Compensation schemes, announced by the Union Cabinet in the immediate aftermath and ostensibly designed to alleviate the material hardship of survivors and victims’ kin, have, in practice, been administered through a cascade of regional offices whose procedural requisites, including documentation of loss, proof of relationship, and notarised affidavits, have been characterised by petitioners as labyrinthine and inconsistent, a situation that has amplified the perception of bureaucratic inertia and raised questions concerning the equity of resource allocation across disparate socio‑economic strata.

The airline itself, under the stewardship of its board and guided by directives issued by the Directorate General of Civil Aviation, has pledged to adopt a series of safety enhancements, ranging from upgraded avionics to revised crew training protocols; however, the timeline for implementation, reportedly extending over a multi‑year horizon, has been juxtaposed against the immediacy of public demand for demonstrable action, thereby exposing a tension between long‑term strategic planning and the exigencies of public confidence restoration.

Statements issued by senior officials, including the Minister of Civil Aviation, have repeatedly emphasized the government’s commitment to “learning from this tragedy” and to “ensuring that no such calamity recurs,” yet the tangible outcomes of such rhetoric remain subject to verification through transparent audit mechanisms, a circumstance that has prompted civil‑society groups to call for independent oversight bodies empowered to assess the fidelity of governmental pledges against observable performance metrics.

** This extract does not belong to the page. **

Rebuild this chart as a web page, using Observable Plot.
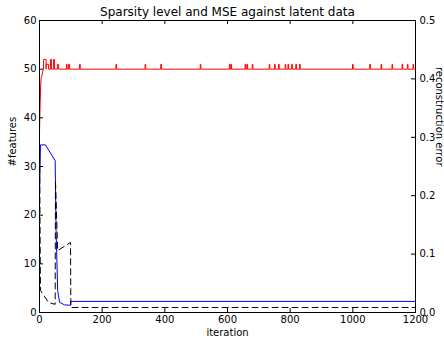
<!DOCTYPE html>
<html><head><meta charset="utf-8">
<script src="https://cdn.jsdelivr.net/npm/d3@7"></script>
<script src="https://cdn.jsdelivr.net/npm/@observablehq/plot@0.6"></script>
<style>html,body{margin:0;padding:0;background:#fff;overflow:hidden} svg{font-family:"DejaVu Sans",sans-serif}</style>
</head><body><div id="chart"></div><script>
// ---- data ----
const title = "Sparsity level and MSE against latent data";
const xLabel = "iteration";
const yLabelLeft = "#features";
const yLabelRight = "reconstruction error";
const xTicks = [0, 200, 400, 600, 800, 1000, 1200];
const yTicksLeft = [0, 10, 20, 30, 40, 50, 60];
const yTicksRight = [0.0, 0.1, 0.2, 0.3, 0.4, 0.5];

// red: #features (left axis) — initial ramp, base level, then spikes [start, end, value]
const redRampIter = [0, 2, 4, 5, 9, 12];
const redRampVal  = [37, 43, 47, 48, 49, 50];
const redBase = 50;
const redSpikes = [
  [13,21,52],[21,29,51],[35,38,52],[45,48,52],[57,61,51],[86,88,51],[93,96,51],[128,130,51],
  [244,246,51],[337,339,51],[387,389,51],[513,515,51],[606,608,51],[611,613,51],[656,658,51],
  [662,664,51],[679,681,51],[733,735,51],[750,752,51],[763,765,51],[784,786,51],[793,795,51],
  [805,807,51],[818,820,51],[830,832,51],[999,1001,51],[1054,1056,51],[1090,1092,51],
  [1125,1127,51],[1157,1159,51],[1174,1176,51],[1192,1194,51]
];
const redEnd = 1200;

// blue (right axis, reconstruction error)
const blueIter = [0, 3, 19, 50, 53, 58, 64, 80, 99, 100, 1200];
const blueVal  = [0.20, 0.287, 0.287, 0.26, 0.14, 0.0375, 0.0175, 0.013, 0.0125, 0.019, 0.019];

// black dashed (right axis, reconstruction error)
const dashIter = [0, 3, 29, 50, 51, 58, 99, 100, 1200];
const dashVal  = [0.30, 0.038, 0.017, 0.014, 0.226, 0.106, 0.12, 0.0086, 0.0086];

// ---- build tables ----
const redPts = redRampIter.map((i, k) => ({i, v: redRampVal[k]}));
for (const [s, e, v] of redSpikes) {
  redPts.push({i: s, v: redBase}, {i: s, v}, {i: e, v}, {i: e, v: redBase});
}
redPts.push({i: redEnd, v: redBase});
const bluePts = blueIter.map((i, k) => ({i, v: blueVal[k]}));
const dashPts = dashIter.map((i, k) => ({i, v: dashVal[k]}));

const leftMax = 60, rightMax = 0.5, k = leftMax / rightMax;
const W = 444, H = 339, mL = 39, mR = 29, mT = 20, mB = 27;
const pw = W - mL - mR, ph = H - mT - mB;

const chart = Plot.plot({
  width: W, height: H,
  marginLeft: mL, marginRight: mR, marginTop: mT, marginBottom: mB,
  style: {fontFamily: "DejaVu Sans, sans-serif", fontSize: "10px", color: "#000", background: "#fff", overflow: "visible"},
  x: {domain: [0, 1200]},
  y: {domain: [0, leftMax]},
  marks: [
    Plot.line(redPts, {x: "i", y: "v", stroke: "#ff0000", strokeWidth: 1}),
    Plot.line(bluePts, {x: "i", y: d => d.v * k, stroke: "#0000ff", strokeWidth: 1}),
    Plot.line(dashPts, {x: "i", y: d => d.v * k, stroke: "#000", strokeWidth: 1, strokeDasharray: "6,4"}),
    Plot.frame({stroke: "#000", strokeWidth: 1}),
    Plot.tickX(xTicks, {x: d => d, insetTop: ph - 4, stroke: "#000"}),
    Plot.tickX(xTicks, {x: d => d, insetBottom: ph - 4, stroke: "#000"}),
    Plot.tickY(yTicksLeft, {y: d => d, insetRight: pw - 4, stroke: "#000"}),
    Plot.tickY(yTicksRight, {y: d => d * k, insetLeft: pw - 4, stroke: "#000"}),
    Plot.axisX(xTicks, {tickSize: 0, tickPadding: 3, label: null, fontSize: 10, tickFormat: d => String(d)}),
    Plot.axisY(yTicksLeft, {anchor: "left", tickSize: 0, tickPadding: 3, label: null, fontSize: 10}),
    Plot.axisY(yTicksRight.map(d => d * k), {anchor: "right", tickSize: 0, tickPadding: 4, label: null, fontSize: 10,
      tickFormat: d => (d / k).toFixed(1)}),
    Plot.text([title], {frameAnchor: "top", lineAnchor: "middle", dy: -8, fontSize: 12, fill: "#000"}),
    Plot.text([xLabel], {frameAnchor: "bottom", lineAnchor: "middle", dy: 20, fontSize: 10, fill: "#000"}),
    Plot.text([yLabelLeft], {frameAnchor: "left", lineAnchor: "middle", dx: -27, rotate: -90, fontSize: 10, fill: "#000"}),
    Plot.text([yLabelRight], {frameAnchor: "right", lineAnchor: "middle", dx: 24, rotate: 90, fontSize: 10, fill: "#000"})
  ]
});
document.getElementById("chart").appendChild(chart);
</script></body></html>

In light of the foregoing, one is compelled to inquire whether the procedural safeguards embedded within the existing accident investigation framework are sufficiently robust to prevent undue influence from vested interests, whether the current compensation architecture adequately balances expediency with accountability to ensure that rightful claimants receive redress without protracted delay, and whether the legislative oversight committees possess the requisite authority and will to compel timely publication of investigative findings, thereby reconciling the public’s right to know with the state’s prerogative to manage sensitive information.

Furthermore, it remains an open question whether the regulatory reforms proposed in the wake of the disaster will be enacted with the alacrity necessary to forestall repetition of systemic lapses, whether the financial resources earmarked for safety upgrades will be insulated from competing fiscal priorities that routinely beset public‑sector budgeting, and whether the mechanisms for citizen engagement in policy formulation are being genuinely strengthened to allow affected families a substantive voice, rather than a tokenistic inclusion, in the deliberations that shape the future safety and accountability landscape of Indian aviation.